Rick’s voice didn’t waver. “She wanted to stay in her own home.” Yes, that I understood.
Lenora reached out for my hand. “Thank you for seeing me,” she said, as if that had been my plan all along to visit her.
I wondered, if, in that moment, Lenora really knew I had seen her, because I had seen my mother.
I handed my business card to Rick. “You can call me, I’ll meet for coffee…whatever.” The whatever included venting, Kleenex, opinions, and advice that might not stick.
I shook hands with Ellie, the daughter-in-law. “It was nice meeting you. I’m sure I’ll see you again.”
“We’ve been here everyday,” Ellie said, and her lips opened again, wanting to say more.
I looked down at the flat soles of her shoes and her husband’s thicker rubber soles, to note the tracks they would make around the care home’s courtyard when the sun came out, or along the short corridors that seemed long when walking them with my mother who stopped in each room or was easily distracted by anything that shined.
“We didn’t have to do this with my parents,” Elle said as I eased away, wanting to stay put, to listen for more. “My father died when I was younger and my mother lived to ninety and stayed in her own home.” Maybe that was lucky for her then, given the history with my parents. “We never had to do this for them.”
The nebulous this.
Janice and I walked away, both in tears. At the end of the hallway, we bumped into Tammy and Michelle, two other long-time staff members there at Arden Courts.

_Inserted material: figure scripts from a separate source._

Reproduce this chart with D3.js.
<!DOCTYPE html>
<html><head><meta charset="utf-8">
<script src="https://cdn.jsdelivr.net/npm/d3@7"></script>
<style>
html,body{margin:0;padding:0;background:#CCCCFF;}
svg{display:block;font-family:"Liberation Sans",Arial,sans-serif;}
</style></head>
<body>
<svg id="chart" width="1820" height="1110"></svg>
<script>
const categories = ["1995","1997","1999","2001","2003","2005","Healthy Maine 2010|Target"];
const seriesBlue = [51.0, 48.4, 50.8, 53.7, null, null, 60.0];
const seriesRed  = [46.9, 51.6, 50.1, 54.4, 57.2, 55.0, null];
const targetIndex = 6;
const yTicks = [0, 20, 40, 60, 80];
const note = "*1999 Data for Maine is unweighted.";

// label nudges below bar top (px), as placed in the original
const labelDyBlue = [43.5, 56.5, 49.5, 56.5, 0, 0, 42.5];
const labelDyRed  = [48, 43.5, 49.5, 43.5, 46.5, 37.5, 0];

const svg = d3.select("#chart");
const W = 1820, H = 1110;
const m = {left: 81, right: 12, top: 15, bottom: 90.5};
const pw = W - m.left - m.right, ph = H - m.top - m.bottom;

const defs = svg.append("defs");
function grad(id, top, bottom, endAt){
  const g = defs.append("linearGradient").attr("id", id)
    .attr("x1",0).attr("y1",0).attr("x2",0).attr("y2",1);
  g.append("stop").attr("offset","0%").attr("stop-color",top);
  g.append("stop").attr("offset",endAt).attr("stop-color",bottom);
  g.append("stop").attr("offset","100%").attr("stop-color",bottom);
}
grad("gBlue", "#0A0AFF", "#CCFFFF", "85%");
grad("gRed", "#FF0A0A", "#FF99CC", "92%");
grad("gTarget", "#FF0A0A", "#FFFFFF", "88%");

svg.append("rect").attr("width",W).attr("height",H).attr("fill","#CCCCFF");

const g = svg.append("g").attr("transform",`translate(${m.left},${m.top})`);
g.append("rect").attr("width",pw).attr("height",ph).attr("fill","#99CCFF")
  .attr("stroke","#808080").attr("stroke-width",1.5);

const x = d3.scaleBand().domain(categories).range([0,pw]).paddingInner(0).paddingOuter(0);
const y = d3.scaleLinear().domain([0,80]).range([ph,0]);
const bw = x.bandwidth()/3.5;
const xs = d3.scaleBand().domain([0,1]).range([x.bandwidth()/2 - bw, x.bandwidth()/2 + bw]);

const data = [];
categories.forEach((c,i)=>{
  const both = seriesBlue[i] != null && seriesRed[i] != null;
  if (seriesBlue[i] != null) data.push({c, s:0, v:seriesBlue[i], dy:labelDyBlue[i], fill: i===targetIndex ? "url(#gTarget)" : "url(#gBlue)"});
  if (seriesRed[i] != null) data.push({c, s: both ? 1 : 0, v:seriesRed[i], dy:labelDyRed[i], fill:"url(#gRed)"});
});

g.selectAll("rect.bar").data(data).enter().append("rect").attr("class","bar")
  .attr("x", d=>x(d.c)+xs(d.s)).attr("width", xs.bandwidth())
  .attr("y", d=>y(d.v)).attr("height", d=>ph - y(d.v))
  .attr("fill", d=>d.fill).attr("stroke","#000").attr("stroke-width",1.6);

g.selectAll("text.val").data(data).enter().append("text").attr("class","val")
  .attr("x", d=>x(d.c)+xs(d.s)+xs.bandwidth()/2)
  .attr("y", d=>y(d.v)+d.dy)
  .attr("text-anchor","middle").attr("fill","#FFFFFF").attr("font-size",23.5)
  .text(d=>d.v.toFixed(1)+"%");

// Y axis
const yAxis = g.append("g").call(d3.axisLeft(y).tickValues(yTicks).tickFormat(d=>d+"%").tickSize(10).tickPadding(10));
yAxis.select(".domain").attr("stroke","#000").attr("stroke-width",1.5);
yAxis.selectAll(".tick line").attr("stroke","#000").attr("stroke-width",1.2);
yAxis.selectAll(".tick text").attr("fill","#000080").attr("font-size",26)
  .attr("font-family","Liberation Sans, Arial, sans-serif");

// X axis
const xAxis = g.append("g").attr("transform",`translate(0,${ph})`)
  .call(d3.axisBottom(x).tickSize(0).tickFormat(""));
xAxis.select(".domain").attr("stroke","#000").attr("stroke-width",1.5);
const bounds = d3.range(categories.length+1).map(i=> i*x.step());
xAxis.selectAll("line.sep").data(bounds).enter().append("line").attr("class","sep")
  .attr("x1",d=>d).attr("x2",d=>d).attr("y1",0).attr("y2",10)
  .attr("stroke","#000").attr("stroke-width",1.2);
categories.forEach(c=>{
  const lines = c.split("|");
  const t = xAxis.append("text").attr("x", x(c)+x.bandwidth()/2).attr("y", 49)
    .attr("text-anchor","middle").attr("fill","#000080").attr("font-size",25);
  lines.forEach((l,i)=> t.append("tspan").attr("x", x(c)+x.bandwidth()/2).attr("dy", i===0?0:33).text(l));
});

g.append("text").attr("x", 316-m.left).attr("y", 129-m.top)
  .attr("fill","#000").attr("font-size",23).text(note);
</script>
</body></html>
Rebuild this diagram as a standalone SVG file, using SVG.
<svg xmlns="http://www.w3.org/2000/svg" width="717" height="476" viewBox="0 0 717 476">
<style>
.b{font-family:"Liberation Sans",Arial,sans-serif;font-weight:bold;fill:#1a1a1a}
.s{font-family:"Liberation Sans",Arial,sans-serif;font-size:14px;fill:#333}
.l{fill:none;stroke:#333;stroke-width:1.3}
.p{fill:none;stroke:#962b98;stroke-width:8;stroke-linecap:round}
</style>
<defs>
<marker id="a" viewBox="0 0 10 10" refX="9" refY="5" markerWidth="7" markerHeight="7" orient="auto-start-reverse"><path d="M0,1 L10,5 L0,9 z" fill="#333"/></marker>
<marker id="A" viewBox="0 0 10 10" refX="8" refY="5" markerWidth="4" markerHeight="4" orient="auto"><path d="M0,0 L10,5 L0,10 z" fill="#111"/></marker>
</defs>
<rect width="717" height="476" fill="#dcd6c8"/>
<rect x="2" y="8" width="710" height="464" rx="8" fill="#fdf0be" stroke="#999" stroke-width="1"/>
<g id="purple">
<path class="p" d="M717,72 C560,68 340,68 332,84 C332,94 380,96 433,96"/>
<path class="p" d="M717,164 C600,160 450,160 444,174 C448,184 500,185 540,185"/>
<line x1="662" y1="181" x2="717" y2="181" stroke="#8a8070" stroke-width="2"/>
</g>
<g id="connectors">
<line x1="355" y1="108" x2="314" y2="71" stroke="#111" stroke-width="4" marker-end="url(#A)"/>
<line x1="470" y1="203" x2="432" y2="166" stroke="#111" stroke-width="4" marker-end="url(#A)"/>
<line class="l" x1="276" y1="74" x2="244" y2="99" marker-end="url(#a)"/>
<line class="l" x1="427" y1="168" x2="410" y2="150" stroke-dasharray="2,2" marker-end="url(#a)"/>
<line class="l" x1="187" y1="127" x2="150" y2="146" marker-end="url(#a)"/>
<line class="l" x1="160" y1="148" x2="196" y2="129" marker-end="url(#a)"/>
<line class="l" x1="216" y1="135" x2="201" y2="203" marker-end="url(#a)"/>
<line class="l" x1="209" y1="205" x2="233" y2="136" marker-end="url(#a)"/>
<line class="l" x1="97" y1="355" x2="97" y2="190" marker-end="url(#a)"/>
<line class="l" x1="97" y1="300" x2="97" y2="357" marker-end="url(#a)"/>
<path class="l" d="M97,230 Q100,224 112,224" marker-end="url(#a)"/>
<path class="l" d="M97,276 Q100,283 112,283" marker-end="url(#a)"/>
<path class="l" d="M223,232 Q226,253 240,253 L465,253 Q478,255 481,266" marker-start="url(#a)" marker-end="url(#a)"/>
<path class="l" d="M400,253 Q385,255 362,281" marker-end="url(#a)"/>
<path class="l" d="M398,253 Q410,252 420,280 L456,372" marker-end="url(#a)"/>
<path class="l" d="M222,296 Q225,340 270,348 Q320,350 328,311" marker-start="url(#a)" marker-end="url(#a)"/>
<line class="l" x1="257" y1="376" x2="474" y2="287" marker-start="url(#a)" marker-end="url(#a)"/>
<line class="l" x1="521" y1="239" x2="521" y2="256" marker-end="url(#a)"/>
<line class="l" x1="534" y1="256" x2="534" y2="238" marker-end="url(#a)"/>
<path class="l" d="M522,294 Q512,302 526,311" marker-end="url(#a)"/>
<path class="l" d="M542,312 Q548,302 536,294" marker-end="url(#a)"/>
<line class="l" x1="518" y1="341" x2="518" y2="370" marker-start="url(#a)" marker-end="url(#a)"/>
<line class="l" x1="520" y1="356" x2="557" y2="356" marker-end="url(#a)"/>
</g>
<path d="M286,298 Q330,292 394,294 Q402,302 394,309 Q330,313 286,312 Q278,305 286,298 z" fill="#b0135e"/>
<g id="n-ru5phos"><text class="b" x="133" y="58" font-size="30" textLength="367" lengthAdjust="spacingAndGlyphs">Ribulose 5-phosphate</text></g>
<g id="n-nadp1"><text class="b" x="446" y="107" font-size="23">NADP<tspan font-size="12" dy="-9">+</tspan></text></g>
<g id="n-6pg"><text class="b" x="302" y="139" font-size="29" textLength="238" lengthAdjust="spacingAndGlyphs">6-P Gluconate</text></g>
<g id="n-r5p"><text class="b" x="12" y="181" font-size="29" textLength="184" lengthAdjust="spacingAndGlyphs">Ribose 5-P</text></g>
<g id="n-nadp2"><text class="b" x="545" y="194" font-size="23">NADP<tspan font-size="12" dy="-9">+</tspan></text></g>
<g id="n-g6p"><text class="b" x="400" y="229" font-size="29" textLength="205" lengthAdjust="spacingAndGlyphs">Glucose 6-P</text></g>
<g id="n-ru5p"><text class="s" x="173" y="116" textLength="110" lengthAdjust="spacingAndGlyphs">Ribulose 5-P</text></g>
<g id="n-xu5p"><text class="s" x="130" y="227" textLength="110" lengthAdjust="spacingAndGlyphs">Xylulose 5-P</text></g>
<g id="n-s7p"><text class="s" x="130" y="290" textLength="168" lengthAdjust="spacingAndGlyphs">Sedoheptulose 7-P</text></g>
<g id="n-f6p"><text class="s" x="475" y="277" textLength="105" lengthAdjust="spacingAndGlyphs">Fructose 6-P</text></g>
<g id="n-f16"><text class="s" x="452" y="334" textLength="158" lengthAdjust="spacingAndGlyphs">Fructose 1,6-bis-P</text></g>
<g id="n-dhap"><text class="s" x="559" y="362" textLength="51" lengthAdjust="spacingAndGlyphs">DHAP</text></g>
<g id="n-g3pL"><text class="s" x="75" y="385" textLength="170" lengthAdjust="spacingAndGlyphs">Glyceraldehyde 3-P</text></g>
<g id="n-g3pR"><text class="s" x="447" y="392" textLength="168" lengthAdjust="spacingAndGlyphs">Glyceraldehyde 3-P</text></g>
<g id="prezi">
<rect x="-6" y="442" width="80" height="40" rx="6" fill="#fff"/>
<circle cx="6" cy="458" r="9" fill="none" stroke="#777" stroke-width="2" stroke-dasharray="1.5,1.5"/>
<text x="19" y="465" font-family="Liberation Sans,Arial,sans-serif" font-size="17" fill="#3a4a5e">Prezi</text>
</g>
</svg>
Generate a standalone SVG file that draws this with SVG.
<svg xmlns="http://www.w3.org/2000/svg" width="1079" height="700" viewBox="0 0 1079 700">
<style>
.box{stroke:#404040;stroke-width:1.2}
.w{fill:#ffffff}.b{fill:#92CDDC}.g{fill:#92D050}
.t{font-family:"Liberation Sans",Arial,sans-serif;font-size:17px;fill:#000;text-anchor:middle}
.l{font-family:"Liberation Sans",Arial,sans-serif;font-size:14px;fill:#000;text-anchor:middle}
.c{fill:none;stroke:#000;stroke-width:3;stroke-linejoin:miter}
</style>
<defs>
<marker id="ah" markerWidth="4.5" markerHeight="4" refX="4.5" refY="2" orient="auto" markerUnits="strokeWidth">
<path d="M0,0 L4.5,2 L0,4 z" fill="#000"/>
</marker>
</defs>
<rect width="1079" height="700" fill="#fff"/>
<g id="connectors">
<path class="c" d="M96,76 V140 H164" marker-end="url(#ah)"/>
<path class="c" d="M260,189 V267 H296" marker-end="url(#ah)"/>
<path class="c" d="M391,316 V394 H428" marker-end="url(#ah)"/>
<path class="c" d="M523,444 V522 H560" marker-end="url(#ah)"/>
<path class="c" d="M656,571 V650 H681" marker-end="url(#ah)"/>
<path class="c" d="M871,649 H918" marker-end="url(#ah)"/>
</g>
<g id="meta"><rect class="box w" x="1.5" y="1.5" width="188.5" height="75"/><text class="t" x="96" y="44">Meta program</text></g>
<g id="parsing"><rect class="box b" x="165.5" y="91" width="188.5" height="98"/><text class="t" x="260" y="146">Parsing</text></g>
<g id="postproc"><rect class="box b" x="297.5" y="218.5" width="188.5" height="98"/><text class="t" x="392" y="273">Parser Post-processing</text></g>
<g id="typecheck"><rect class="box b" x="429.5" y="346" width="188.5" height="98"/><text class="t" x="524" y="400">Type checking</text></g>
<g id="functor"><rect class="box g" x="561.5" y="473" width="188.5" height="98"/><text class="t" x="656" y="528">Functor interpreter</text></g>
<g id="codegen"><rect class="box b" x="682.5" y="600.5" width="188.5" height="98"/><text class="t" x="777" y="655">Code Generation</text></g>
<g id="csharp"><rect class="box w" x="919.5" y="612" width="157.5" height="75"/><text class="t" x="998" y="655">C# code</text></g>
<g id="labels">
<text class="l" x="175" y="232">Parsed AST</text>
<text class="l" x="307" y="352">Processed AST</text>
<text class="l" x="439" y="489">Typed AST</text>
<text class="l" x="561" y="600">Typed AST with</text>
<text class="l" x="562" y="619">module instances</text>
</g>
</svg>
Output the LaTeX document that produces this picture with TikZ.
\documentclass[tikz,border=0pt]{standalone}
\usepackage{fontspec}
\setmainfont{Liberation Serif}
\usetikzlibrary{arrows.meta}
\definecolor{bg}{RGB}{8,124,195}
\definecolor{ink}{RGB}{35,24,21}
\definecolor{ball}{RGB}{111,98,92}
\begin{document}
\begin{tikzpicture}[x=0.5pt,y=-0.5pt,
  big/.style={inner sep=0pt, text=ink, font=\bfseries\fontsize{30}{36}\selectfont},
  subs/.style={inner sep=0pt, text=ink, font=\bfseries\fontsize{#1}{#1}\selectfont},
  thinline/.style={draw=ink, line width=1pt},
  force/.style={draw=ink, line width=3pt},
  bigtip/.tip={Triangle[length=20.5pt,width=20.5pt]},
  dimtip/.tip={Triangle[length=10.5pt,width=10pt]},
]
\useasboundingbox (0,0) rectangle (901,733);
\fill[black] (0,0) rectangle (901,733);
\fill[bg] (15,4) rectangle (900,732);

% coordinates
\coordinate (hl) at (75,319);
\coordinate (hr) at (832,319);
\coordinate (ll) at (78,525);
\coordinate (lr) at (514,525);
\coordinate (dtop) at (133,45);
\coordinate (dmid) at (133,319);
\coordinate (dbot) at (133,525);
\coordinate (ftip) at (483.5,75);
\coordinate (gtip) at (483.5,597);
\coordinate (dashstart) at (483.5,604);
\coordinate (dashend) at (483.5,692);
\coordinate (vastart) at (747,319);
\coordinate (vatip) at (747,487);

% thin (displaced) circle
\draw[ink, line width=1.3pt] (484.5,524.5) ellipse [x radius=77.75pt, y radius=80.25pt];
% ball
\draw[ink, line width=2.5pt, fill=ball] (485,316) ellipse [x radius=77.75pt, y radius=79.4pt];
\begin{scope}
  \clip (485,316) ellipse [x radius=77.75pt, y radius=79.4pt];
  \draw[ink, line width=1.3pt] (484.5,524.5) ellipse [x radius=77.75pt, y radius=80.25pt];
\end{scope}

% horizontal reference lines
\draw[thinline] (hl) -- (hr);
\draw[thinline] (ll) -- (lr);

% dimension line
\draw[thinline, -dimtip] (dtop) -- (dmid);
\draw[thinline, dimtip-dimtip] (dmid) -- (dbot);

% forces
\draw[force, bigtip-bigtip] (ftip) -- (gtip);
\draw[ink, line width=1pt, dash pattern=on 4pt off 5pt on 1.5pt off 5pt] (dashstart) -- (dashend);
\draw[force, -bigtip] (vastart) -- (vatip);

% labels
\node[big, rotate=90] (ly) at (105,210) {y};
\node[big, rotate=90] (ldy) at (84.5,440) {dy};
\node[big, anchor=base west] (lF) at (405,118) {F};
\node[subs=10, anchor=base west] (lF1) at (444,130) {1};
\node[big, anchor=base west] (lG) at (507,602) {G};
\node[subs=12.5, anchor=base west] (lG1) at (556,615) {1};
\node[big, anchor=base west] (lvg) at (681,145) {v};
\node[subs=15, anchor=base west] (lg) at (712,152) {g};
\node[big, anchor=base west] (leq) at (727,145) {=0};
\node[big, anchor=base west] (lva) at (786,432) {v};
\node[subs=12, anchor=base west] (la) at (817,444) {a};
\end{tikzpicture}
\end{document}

We hug and dispensed with the comments about my hair getting longer, something my mother would have commented on.
“I just met Lenora,” I said, my voice trembling to go with my hands shaking.
“Yep, just like our Jean, the Bean,” Tammy said.
“When I’m changing Lenora,” Janice said, “she touches my cheeks and….” She gestured to reflect her statement.
I missed that gesture. I sensed Janice did too.
I understood that gesture. It was my mother reaching out to Lenora to say Welcome home.